The Arenberg Forest is a sombre place at the best times and when the race is on, full to the brim with fans as they seek the thrills and spills that the forest provides. The pave looms up before you and the old railway bridge that straddles the pave frames it perfectly. Just under two and half kilometres long, the cobbles here are more like riding over a rock garden and underneath the pave is a miners’ tunnel which has caused the pave to bow at the centre. The first kilometre the pave falls downward and the last upward. I have ridden the whole of the Arenberg many times, but never in such heavy rain and I’m not ashamed to admit that I popped onto the footpath to the side for the middle section. Made from coal dust, myself and the majority of riders were soon caked in the the stuff; my lovely pink Rapha rain jacket had almost turned black.

 

I returned to the pave for the last kilometre and I made grunting noises signifying my effort in conjunction with an array of grimaces as I pushed myself to the limit. My reward was to hit the tarmac at speed and to gain a whole heap of praise from a large group of spectators.

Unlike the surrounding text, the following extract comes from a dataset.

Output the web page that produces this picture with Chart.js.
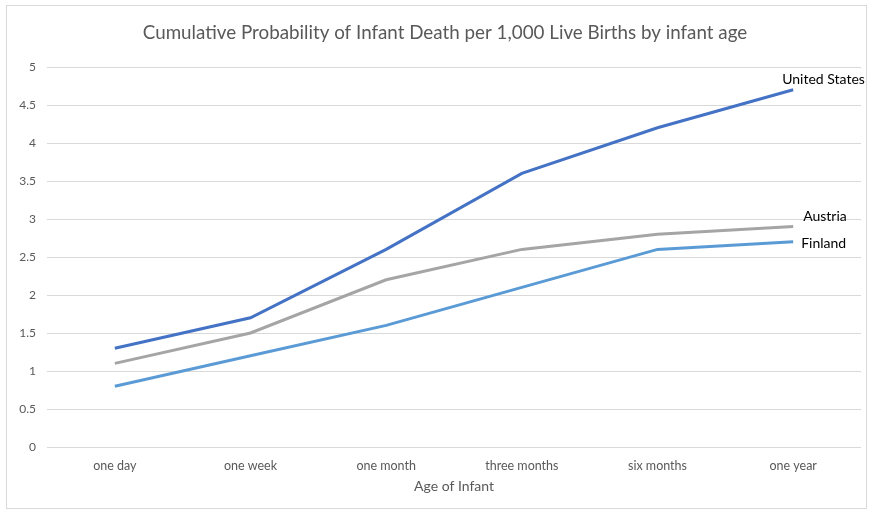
<!DOCTYPE html>
<html lang="en">
<head>
    <meta charset="UTF-8">
    <title>Cumulative Probability of Infant Death</title>
    <script src="https://cdn.jsdelivr.net/npm/chart.js@4.4.1/dist/chart.umd.min.js"></script>
    <style>
        body {
            margin: 0;
            background: #fff;
        }
        #frame {
            position: absolute;
            left: 6px;
            top: 5px;
            width: 859px;
            height: 502px;
            border: 1px solid #d9d9d9;
        }
        #wrap {
            position: absolute;
            left: 0;
            top: 0;
            width: 870px;
            height: 512px;
        }
    </style>
</head>
<body>
    <div id="frame"></div>
    <div id="wrap"><canvas id="chart" width="870" height="512"></canvas></div>

    <script>
        const ages = ['one day', 'one week', 'one month', 'three months', 'six months', 'one year'];
        const unitedStates = [1.3, 1.7, 2.6, 3.6, 4.2, 4.7];
        const austria = [1.1, 1.5, 2.2, 2.6, 2.8, 2.9];
        const finland = [0.8, 1.2, 1.6, 2.1, 2.6, 2.7];
        const seriesNames = ['United States', 'Austria', 'Finland'];
        const chartTitle = 'Cumulative Probability of Infant Death per 1,000 Live Births by infant age';

        const FONT = 'Lato, "Open Sans", sans-serif';

        // title drawn by hand: the original sits a bit right of the canvas centre
        const titlePlugin = {
            id: 'titlePlugin',
            beforeDraw(chart) {
                const ctx = chart.ctx;
                ctx.save();
                ctx.font = '18.8px ' + FONT;
                ctx.fillStyle = '#595959';
                ctx.textAlign = 'center';
                ctx.textBaseline = 'middle';
                ctx.fillText(chartTitle, chart.width / 2 + 10, 33);
                ctx.restore();
            }
        };

        // labels at the end of each line
        const endLabels = {
            id: 'endLabels',
            afterDatasetsDraw(chart) {
                const ctx = chart.ctx;
                const offsets = [[-11, -10], [10, -10], [8, 2]];
                ctx.save();
                ctx.font = '14px ' + FONT;
                ctx.fillStyle = '#000';
                ctx.textBaseline = 'middle';
                chart.data.datasets.forEach((ds, i) => {
                    const pt = chart.getDatasetMeta(i).data[ds.data.length - 1];
                    ctx.fillText(ds.label, pt.x + offsets[i][0], pt.y + offsets[i][1]);
                });
                ctx.restore();
            }
        };

        const ctx = document.getElementById('chart').getContext('2d');
        new Chart(ctx, {
            type: 'line',
            data: {
                labels: ages,
                datasets: [
                    { label: seriesNames[0], data: unitedStates, borderColor: '#4472C4' },
                    { label: seriesNames[1], data: austria, borderColor: '#A5A5A5' },
                    { label: seriesNames[2], data: finland, borderColor: '#5B9BD5' }
                ]
            },
            options: {
                responsive: false,
                animation: false,
                elements: {
                    line: { borderWidth: 3, tension: 0 },
                    point: { radius: 0 }
                },
                layout: { padding: { left: 10, right: 9, top: 67, bottom: 5 } },
                plugins: {
                    legend: { display: false },
                    tooltip: { enabled: false },
                    title: { display: false }
                },
                scales: {
                    x: {
                        offset: true,
                        grid: { display: false },
                        border: { display: false },
                        ticks: { color: '#595959', font: { family: FONT, size: 12.5 }, padding: 3, maxRotation: 0 },
                        title: {
                            display: true,
                            text: 'Age of Infant',
                            color: '#595959',
                            font: { family: FONT, size: 14 },
                            padding: { top: 4, bottom: 12 }
                        },
                        afterFit: (s) => { s.height = 60; }
                    },
                    y: {
                        min: 0,
                        max: 5,
                        ticks: {
                            stepSize: 0.5,
                            color: '#595959',
                            font: { family: FONT, size: 12 },
                            padding: 11,
                            callback: (v) => String(v)
                        },
                        grid: { color: '#d9d9d9', drawTicks: false },
                        border: { display: false },
                        afterFit: (s) => { s.width = 37; }
                    }
                }
            },
            plugins: [titlePlugin, endLabels]
        });
    </script>
</body>
</html>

It was very much appreciated I can tell you and I felt like a pro.

 

Abandon?

 
Now tired, and struggling a bit in the heavy rain I did question my ability to finish and my mind began to select random notions in my head, all very much incoherent streams of thought, and when I punched myself in the face by mistake looking at my watch, I decided to stop and pull myself together. I spent just a few moments standing in the rain thinking about my ride and I worked out a game plan: firstly, I would stop thinking that the distance counter of my Garmin was ticking over too slowly and to stop fixating about it and secondly I decided to get back on the bike and ride, and importantly work to maintain a line of coherent thought – ‘think bike, think ride’ I said to myself. Once rolling I knew I wasn’t going to abandon and I was so wet now what did it matter? I have heard that people will seek a ‘special place; in their head to go to when under pressure. I think I found that ‘special place’ that day.

 

The pave was now in a dreadful state being covered in mud and flooded in many parts, the latter making it almost a life and death choice whether to ride through them. The biggest problem I had now was overtaking riders – in the dry the less confident can elect to ride on the packed mud strip adjacent to the fields, but in the wet these become hopelessly slippery and I saw a number of riders fall into the corn fields. Thus riders struggled on the brow at a very slow pace, simply lacking the confidence to speed up and they became mobile chicanes. When overtaking I had to dip into the water logged pot holes and I tried not to dwell on whether there was a deep chasm below. I was switched many times as I kept as close to the rider on the brow as I could, and many an elbow was brushed. I was once in a group of fifteen big Dutchmen hammering along, and when they hit the pave they slowed as if a brake had been applied. Hand on heart, I overtook more people this day than did me.